Did You Really Mean That?
"Then answered Jesus and said unto them, Verily, verily, I say unto you, The Son can do nothing of himself, but what he seeth the Father do: for what things soever he doeth, these also doeth the Son likewise. For the Father loveth the Son, and sheweth him all things that himself doeth: and he will shew him greater works than these, that ye may marvel. For as the Father raiseth up the dead, and quickeneth them; even so the Son quickeneth whom he will." (Joh 5:19-21)
"Verily, verily, I say unto you, He that believeth on me, the works that I do shall he do also; and greater works than these shall he do; because I go unto my Father. And whatsoever ye shall ask in my name, that will I do, that the Father may be glorified in the Son. If ye shall ask any thing in my name, I will do it." (Joh 14:12-14)
WOW! So if we ask anything in Jesus name he will do it! Can I say, "I would like a new car, a nice house, perfect health, obedient children, etc." and then it will just happen? Did you really mean THAT, Jesus? No, I don't think that's what Jesus is talking about here, do you? That attitude is just more of the normal self-centered, self-seeking attitude of man. Man is always looking at things to see what man gets out of it. Man will accept God if there is something in the deal for man. But we need to stop and ask what God gets out of it.
I can't count the number of prayers I have heard that end with the phrase, "In Jesus name we pray. AMEN." Do you really MEAN that? Do you really mean that you are praying in Jesus' name, or do you really mean, "in Jesus name for my sake?" This phrase is no doubt added to prayers because of this verse in John 14. But it seems to have become a trite, ritualistic phrase that is added automatically to prayer almost as a magic invocation. Just because you say "in Jesus name" doesn't make it happen. Did you REALLY mean that?

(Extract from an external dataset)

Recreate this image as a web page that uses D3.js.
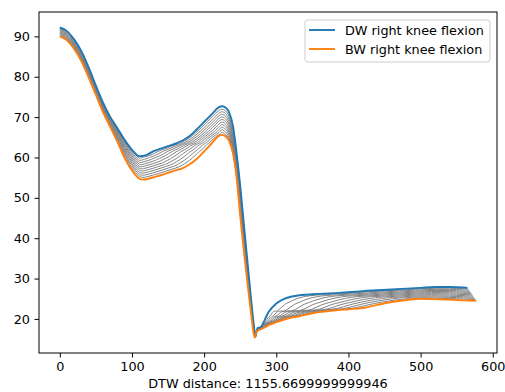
<!DOCTYPE html>
<html>
<head>
<meta charset="utf-8">
<script src="https://cdn.jsdelivr.net/npm/d3@7"></script>
<style>
  html, body { margin: 0; padding: 0; background: #fff; }
  svg { display: block; font-family: "DejaVu Sans", sans-serif; }
</style>
</head>
<body>
<svg id="chart" width="505" height="392"></svg>
<script>
// Right knee flexion angle (deg) per frame, two walking conditions
const dwFrames = [0, 10, 20, 30, 40, 50, 60, 70, 80, 90, 100, 110, 120, 130, 140, 150, 160, 170, 180, 190,
  200, 210, 220, 225, 230, 235, 240, 245, 250, 255, 260, 265, 268, 271, 274, 278, 282, 286, 290, 300,
  310, 320, 330, 340, 350, 360, 380, 400, 420, 440, 460, 480, 500, 520, 540, 560, 565];
const dwAngle = [92.2, 91.3, 89.2, 86.3, 82.3, 77.8, 73.5, 70.0, 67.2, 64.3, 61.9, 60.3, 60.6, 61.6, 62.2, 62.8, 63.4, 64.2, 65.3, 67.0,
  68.8, 70.6, 72.4, 72.7, 72.3, 71.0, 67.7, 61.0, 53.0, 43.5, 34.2, 25.0, 19.8, 15.6, 17.8, 17.9, 19.0, 20.6, 21.9, 23.8,
  24.9, 25.5, 25.8, 26.0, 26.1, 26.2, 26.4, 26.6, 26.9, 27.1, 27.3, 27.5, 27.7, 27.9, 27.9, 27.8, 27.7];

const bwFrames = [0, 10, 20, 30, 40, 50, 60, 70, 80, 90, 100, 110, 115, 120, 130, 140, 150, 160, 170, 180,
  190, 200, 210, 220, 225, 230, 235, 240, 245, 250, 255, 260, 265, 270, 273, 278, 285, 290, 300, 310,
  320, 330, 340, 350, 360, 370, 380, 400, 420, 440, 460, 480, 500, 520, 540, 560, 577];
const bwAngle = [90.0, 89.0, 86.8, 83.8, 79.8, 75.5, 71.2, 67.5, 63.8, 59.8, 56.8, 54.8, 54.5, 54.6, 55.1, 55.6, 56.2, 56.8, 57.3, 58.3,
  59.7, 61.5, 63.4, 65.3, 65.6, 65.2, 64.0, 61.0, 55.0, 45.5, 37.0, 29.0, 21.5, 15.4, 17.0, 17.4, 18.0, 18.5, 19.2, 19.8,
  20.3, 20.6, 21.0, 21.4, 21.7, 21.9, 22.1, 22.4, 22.7, 23.5, 24.2, 24.7, 25.0, 24.9, 24.8, 24.6, 24.5];

const xTicks = [0, 100, 200, 300, 400, 500, 600];
const yTicks = [20, 30, 40, 50, 60, 70, 80, 90];
const seriesNames = ["DW right knee flexion", "BW right knee flexion"];
const seriesColors = ["#1f77b4", "#ff7f0e"];
const xLabel = "DTW distance: 1155.6699999999946";

const fontSize = "12.8px";

const dw = dwFrames.map((f, i) => [f, dwAngle[i]]);
const bw = bwFrames.map((f, i) => [f, bwAngle[i]]);

// Dynamic time warping between the two curves (absolute difference cost)
function dtwPath(a, b) {
  const n = a.length, m = b.length;
  const D = Array.from({length: n + 1}, () => new Float64Array(m + 1).fill(Infinity));
  D[0][0] = 0;
  for (let i = 1; i <= n; i++) {
    for (let j = 1; j <= m; j++) {
      const c = Math.abs(a[i - 1][1] - b[j - 1][1]);
      D[i][j] = c + Math.min(D[i - 1][j], D[i][j - 1], D[i - 1][j - 1]);
    }
  }
  const path = [];
  let i = n, j = m;
  while (i > 0 && j > 0) {
    path.push([i - 1, j - 1]);
    const d = D[i - 1][j - 1], u = D[i - 1][j], l = D[i][j - 1];
    if (d <= u && d <= l) { i--; j--; }
    else if (u <= l) { i--; }
    else { j--; }
  }
  return path.reverse();
}
const warpPath = dtwPath(dw, bw);

// Plot geometry
const svg = d3.select("#chart");
const mLeft = 39, mRight = 497, mTop = 12, mBottom = 353;

function padded(ext) {
  const p = (ext[1] - ext[0]) * 0.05;
  return [ext[0] - p, ext[1] + p];
}
const allX = dwFrames.concat(bwFrames);
const allY = dwAngle.concat(bwAngle);
const x = d3.scaleLinear().domain(padded(d3.extent(allX))).range([mLeft, mRight]);
const y = d3.scaleLinear().domain(padded(d3.extent(allY))).range([mBottom, mTop]);

const plot = svg.append("g");

// Intermediate curves along the warping path
const fractions = d3.range(1, 11).map(k => k / 11);
const interpLine = d3.line().x(d => x(d[0])).y(d => y(d[1])).curve(d3.curveBasis);
fractions.forEach(t => {
  const pts = warpPath.map(([i, j]) => [
    (1 - t) * dw[i][0] + t * bw[j][0],
    (1 - t) * dw[i][1] + t * bw[j][1]
  ]);
  plot.append("path")
    .attr("d", interpLine(pts))
    .attr("fill", "none")
    .attr("stroke", "#808080")
    .attr("stroke-width", 1);
});

// Main curves
const line = d3.line().x(d => x(d[0])).y(d => y(d[1])).curve(d3.curveMonotoneX);
[dw, bw].forEach((s, k) => {
  plot.append("path")
    .attr("d", line(s))
    .attr("fill", "none")
    .attr("stroke", seriesColors[k])
    .attr("stroke-width", 1.9)
    .attr("stroke-linejoin", "round");
});

// Axes
const xAxis = d3.axisBottom(x).tickValues(xTicks).tickSize(4.5).tickPadding(4);
const yAxis = d3.axisLeft(y).tickValues(yTicks).tickSize(4.5).tickPadding(4.5);

const gx = svg.append("g").attr("transform", `translate(0,${mBottom})`).call(xAxis);
const gy = svg.append("g").attr("transform", `translate(${mLeft},0)`).call(yAxis);
[gx, gy].forEach(g => {
  g.select(".domain").remove();
  g.selectAll(".tick line").attr("stroke", "#000").attr("stroke-width", 1);
  g.selectAll(".tick text").attr("fill", "#000").style("font-size", fontSize)
    .style("font-family", "'DejaVu Sans', sans-serif");
});

// Frame
svg.append("rect")
  .attr("x", mLeft).attr("y", mTop)
  .attr("width", mRight - mLeft).attr("height", mBottom - mTop)
  .attr("fill", "none").attr("stroke", "#000").attr("stroke-width", 1);

// X label
svg.append("text")
  .attr("x", (mLeft + mRight) / 2).attr("y", 388)
  .attr("text-anchor", "middle")
  .style("font-size", fontSize)
  .attr("fill", "#000")
  .text(xLabel);

// Legend
const lg = svg.append("g");
lg.append("rect")
  .attr("x", 305).attr("y", 20).attr("width", 185).attr("height", 42)
  .attr("rx", 2.5)
  .attr("fill", "#fff").attr("fill-opacity", 0.8)
  .attr("stroke", "#cccccc").attr("stroke-width", 1);
seriesNames.forEach((name, k) => {
  const yy = 30 + k * 19;
  lg.append("line")
    .attr("x1", 309).attr("x2", 335).attr("y1", yy).attr("y2", yy)
    .attr("stroke", seriesColors[k]).attr("stroke-width", 1.9);
  lg.append("text")
    .attr("x", 345).attr("y", yy + 4.5)
    .style("font-size", fontSize)
    .attr("fill", "#000")
    .text(name);
});
</script>
</body>
</html>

Back up a bit and read the whole chapter of John 14 and you will get a better understanding. (Context, remember?) Jesus worked many miracles, even raising the dead, but throughout his ministry he made it clear that all the works he did were to glorify the Father and make God's glory manifest. He put aside any desire of self-glory and made everything for the glory of the Father. When he says here in John 14 that His disciples will do greater works than this, it is for the exact same purpose. All they need to do is ask in his name, so that the desire of the Father to glorify the Son will come to pass. The things that his disciples are to ask for is the working of the greater works in Jesus name. It isn't self-centered at all, and there is a condition that precedes the promise.
The first part of the condition is, "He that believeth on me" is the one who can ask in His name. Some versions have it translated as "believeth in me." The prepositions "on" and "in" are poor choices by the translators. It may be more readable in English that way, but it doesn't really reflect what is said. The preposition in the Greek is the word "eis" and indicates direction towards something. We have to first direct our faith towards Jesus and away from other things, including our self.

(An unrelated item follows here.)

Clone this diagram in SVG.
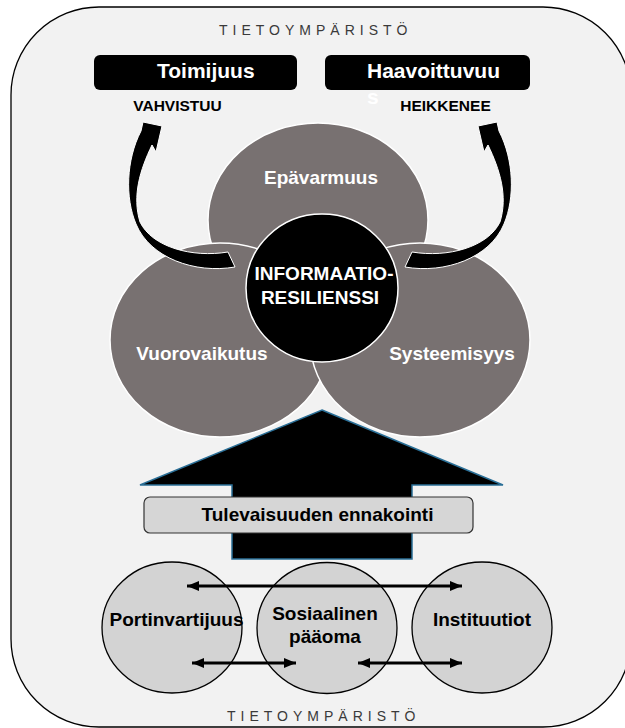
<svg xmlns="http://www.w3.org/2000/svg" width="625" height="728" viewBox="0 0 625 728">
<style>
.env{font-family:"Liberation Sans",Arial,sans-serif;font-size:14px;fill:#3a3a3a;letter-spacing:5px}
.b{font-family:"Liberation Sans",Arial,sans-serif;font-weight:bold}
.grey{fill:#787171;stroke:#ffffff;stroke-width:1.5}
.wl{fill:#ffffff;font-size:19px;text-anchor:middle}
.lo{fill:#d3d3d3;stroke:#000;stroke-width:1.3}
.bl{fill:#000;font-size:19px;text-anchor:middle}
.dbl{stroke:#000;stroke-width:3;fill:none;marker-start:url(#ah);marker-end:url(#ah)}
.curv{fill:#000;stroke:#fff;stroke-width:1}
</style>
<defs>
<marker id="ah" markerUnits="userSpaceOnUse" markerWidth="13" markerHeight="11" refX="12" refY="5" orient="auto-start-reverse" viewBox="0 0 13 10">
<path d="M0,0 L12,5 L0,10 Z" fill="#000"/>
</marker>
<path id="carrow" d="M235,267 C195,274 150,258 136,224 C125,198 126,160 141,131 L143,122 L162,126 L156,152 L152,145 C140,170 132,196 140,222 C152,247 192,258 228,252 Z"/>
</defs>
<g id="environment">
<rect x="11" y="7" width="620" height="720" rx="88" ry="88" fill="#f2f2f2" stroke="#000" stroke-width="1.3"/>
<text class="env" x="219" y="35">TIETOYMPÄRISTÖ</text>
<text class="env" x="227" y="721">TIETOYMPÄRISTÖ</text>
</g>
<g id="toimijuus">
<rect x="94" y="55" width="203" height="35" rx="6" fill="#000"/>
<text class="b" x="157" y="78" font-size="21" fill="#fff">Toimijuus</text>
<text class="b" x="177.5" y="111" font-size="15.5" fill="#000" text-anchor="middle">VAHVISTUU</text>
</g>
<g id="haavoittuvuus">
<rect x="325" y="55" width="205" height="35" rx="6" fill="#000"/>
<text class="b" x="367" y="78" font-size="21" fill="#fff">Haavoittuvuu</text>
<text class="b" x="367" y="104" font-size="21" fill="#fff">s</text>
<text class="b" x="445.5" y="111" font-size="15.5" fill="#000" text-anchor="middle">HEIKKENEE</text>
</g>
<g id="epavarmuus">
<ellipse class="grey" cx="318" cy="220" rx="110" ry="97"/>
<text class="b wl" x="321" y="184">Epävarmuus</text>
</g>
<g id="vuorovaikutus">
<ellipse class="grey" cx="220" cy="340" rx="110" ry="97"/>
<text class="b wl" x="202" y="360">Vuorovaikutus</text>
</g>
<g id="systeemisyys">
<ellipse class="grey" cx="420" cy="340" rx="110" ry="97"/>
<text class="b wl" x="452" y="360">Systeemisyys</text>
</g>
<g id="informaatioresilienssi">
<ellipse cx="322" cy="288" rx="76" ry="74" fill="#000" stroke="#fff" stroke-width="1.5"/>
<text class="b wl" x="324" y="280">INFORMAATIO-</text>
<text class="b wl" x="320" y="304">RESILIENSSI</text>
</g>
<g id="ennakointi">
<path d="M322,410 L503,485 L412,485 L412,559 L232,559 L232,485 L140,485 Z" fill="#000" stroke="#2a6f97" stroke-width="1.5"/>
<rect x="144" y="497" width="329" height="36" rx="6" fill="#d6d6d6" stroke="#333" stroke-width="1.2"/>
<text class="b bl" x="317.5" y="521" fill="#111">Tulevaisuuden ennakointi</text>
</g>
<g id="portinvartijuus">
<ellipse class="lo" cx="172" cy="627.5" rx="70" ry="65.5"/>
<text class="b bl" x="176.5" y="626">Portinvartijuus</text>
</g>
<g id="sosiaalinen">
<ellipse class="lo" cx="327" cy="628" rx="70" ry="65.5"/>
<text class="b bl" x="325" y="620">Sosiaalinen</text>
<text class="b bl" x="325" y="643">pääoma</text>
</g>
<g id="instituutiot">
<ellipse class="lo" cx="482" cy="627.5" rx="70" ry="65.5"/>
<text class="b bl" x="482" y="626">Instituutiot</text>
</g>
<g id="connectors">
<use href="#carrow" class="curv"/>
<use href="#carrow" class="curv" transform="translate(640,0) scale(-1,1)"/>
<line class="dbl" x1="187" y1="586" x2="462" y2="586"/>
<line class="dbl" x1="192" y1="663" x2="296" y2="663"/>
<line class="dbl" x1="358" y1="663" x2="462" y2="663"/>
</g>
</svg>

Likewise, when the text reads "in my name" it should be understood as by the power of his name. It is the Greek preposition "en" in this case, and "en" can be used in many different ways. In can indicate a location (in) but also mean "with" or "by" or "for" as well. Jesus said he did nothing of himself, but always by the power of the Father. To ask in his name is to rely on that power and authority, and that takes faith. When you pray "in Jesus name" do you really mean that you have faith in the power given to Jesus?
God's love for us is demonstrated in the gift of His son. He took the burden of our sin onto Himself allowing us to have life instead of death. This is the agape love of God for us. We are asked (commanded even) to love God, and that means the same way He loves us. He gave His most precious thing to us for our benefit; we give all to Him for His glory. The benefit to God is that through the events of our lives, His glory is made manifest in this world. Just as the Father was glorified in the Son, He wants to show His glory in us. That's the purpose here in John 14. We ask in the name of Jesus so that the name of Jesus will be lifted up and glorified in this world.

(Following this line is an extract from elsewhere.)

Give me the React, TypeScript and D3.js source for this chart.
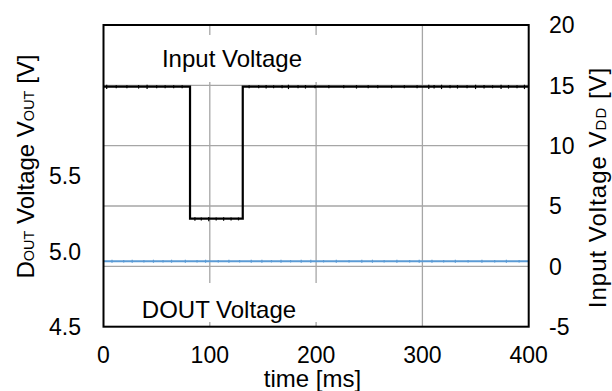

When we truly love the Father all things become a means of glorifying Him. When we are filled with peace and joy it is because we know we have His blessings on us. When we are facing problems, it is likewise opportunity to see His glory made manifest. We can despise the pain of the trials we face, but nevertheless have joy in the hope, by faith, that His power will be made manifest through us.
This understanding gives a greater power and purpose to our prayer. It is no longer a self-centered activity and thus we have no need to fear asking for anything that will bring glory to the name of Jesus. Let joy come that we may praise him. Let troubles come, if they must, so that the power and glory of God be made manifest by our deliverance. Did Jesus really mean that he would do whatever you ask in his name? Yes, he did! All we need do is love and trust him and then ask in his name. He wants you to ask; he expects you to ask; he waits eagerly to perform greater works in and through your life.